La Cabotte, Nuits-St.-Georges
The place to eat in NSG for thoughtfully prepared, classically influenced cuisine.

Burgundy Wineries
Domaine de Chassorney, St.-Romain
From one of the most radically natural Burgundian estates, these wines from Frédéric Cossard represent one possible future for the entire region, with clarity, focus, and precision. Frédéric’s 2011 from the Monts Luisants premier cru in Morey-St.-Denis, just above Clos de la Roche, remains one of the finest Burgundies I’ve ever tasted—it made the hairs on the back of my neck stand up with its panther-like agility and concentrated suavity. A definite “heavy hitter,” certain to impress anyone with the region’s continued vitality.

Catherine et Dominique Derain, St.-Aubin
Dominique is one of the coolest cats working in Burgundy today; his largely unsulfured bottlings carry a captivating rawness previously unthinkable in St.-Aubin. His Vesvau Lieu-dit Blanc from St.-Aubin is a later-harvested, medium-priced luxury whose flinty, spicy crushed pepper and tropical character shows an exotic—and affordable!-side to Côte-de-Beaune blanc.

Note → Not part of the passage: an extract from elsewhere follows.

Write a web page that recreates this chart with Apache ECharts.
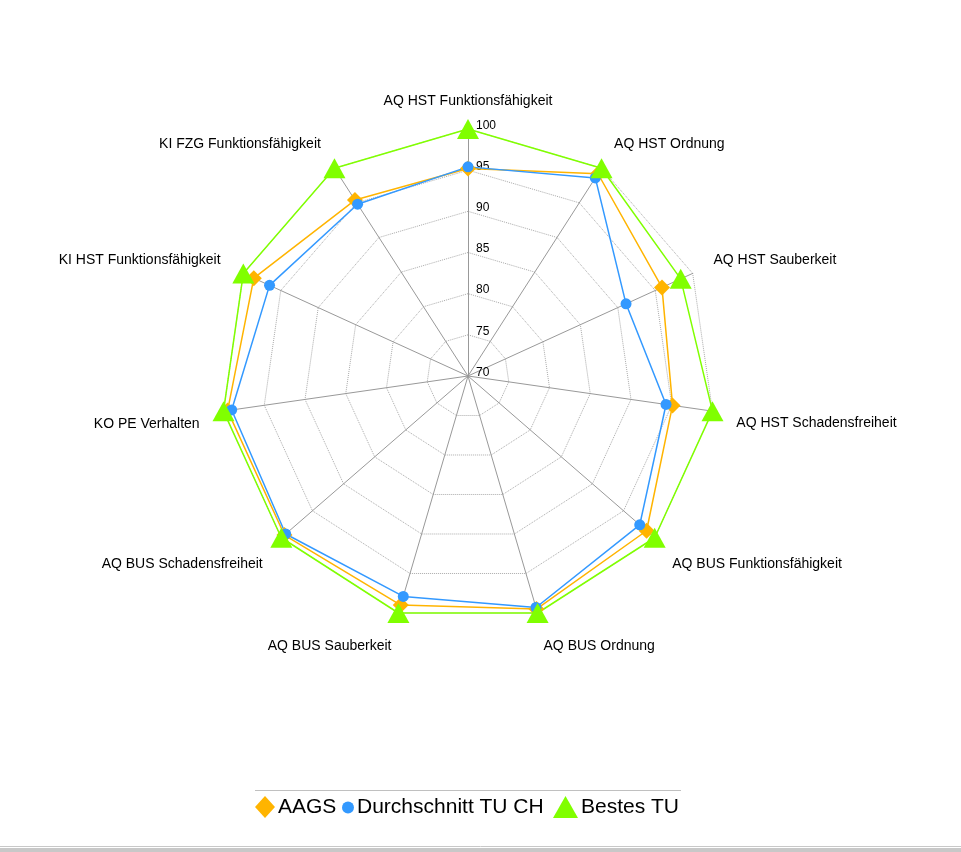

Domaine Méo-Camuzet, Vosne-Romanée
At this storied domaine, Jean-Nicolas Méo took us through a fantastic barrel tasting, which taught us a great deal about vintage differences in Burgundy, especially 2010 and 2011. There are a host of famous wines and top crus here, including Richebourg, Vougeot, and Echezeaux, making it easy to forget the lesser known bottlings. We tasted a 2010 rouge from Fixin that had an amazing initial attack and persistent mouthfeel—perhaps the wine with which to introduce guests to Méo-Camuzet.

François Mikulski, Meursault
A relative newcomer to Burgundy, François’ take on his Meursault terroir carries a freshness and intensity which few of his more deeply rooted neighbors can boast having. This was a great visit, which showed clear terroir diversity. One has to mention François’ Aligote, made from two plots whose vines were planted in 1929 and 1948—its crispness and elegance prove that when their vines are mature, great wines can be made from this varietal.

Benjamin Leroux, Beaune
I’m convinced that Benjamin is one of the finest winemakers in Burgundy today. Not yet 40, he has a restless, exploratory attitude to site expression and seeks purity in every barrel, often changing his élevage regime to achieve it. I’m very fond of his Hauts Jarrons (Savigny-Les-Beaune) and Aux Thorey (Nuits-St-Georges), but on this visit, his 2010 Mitans premier cru from Volnay spoke the strongest to me. On a wine list, it inches toward the upper tier and registers as one of the finest Volnays one can taste, showing passion fruit, sassafras, and outstanding depth.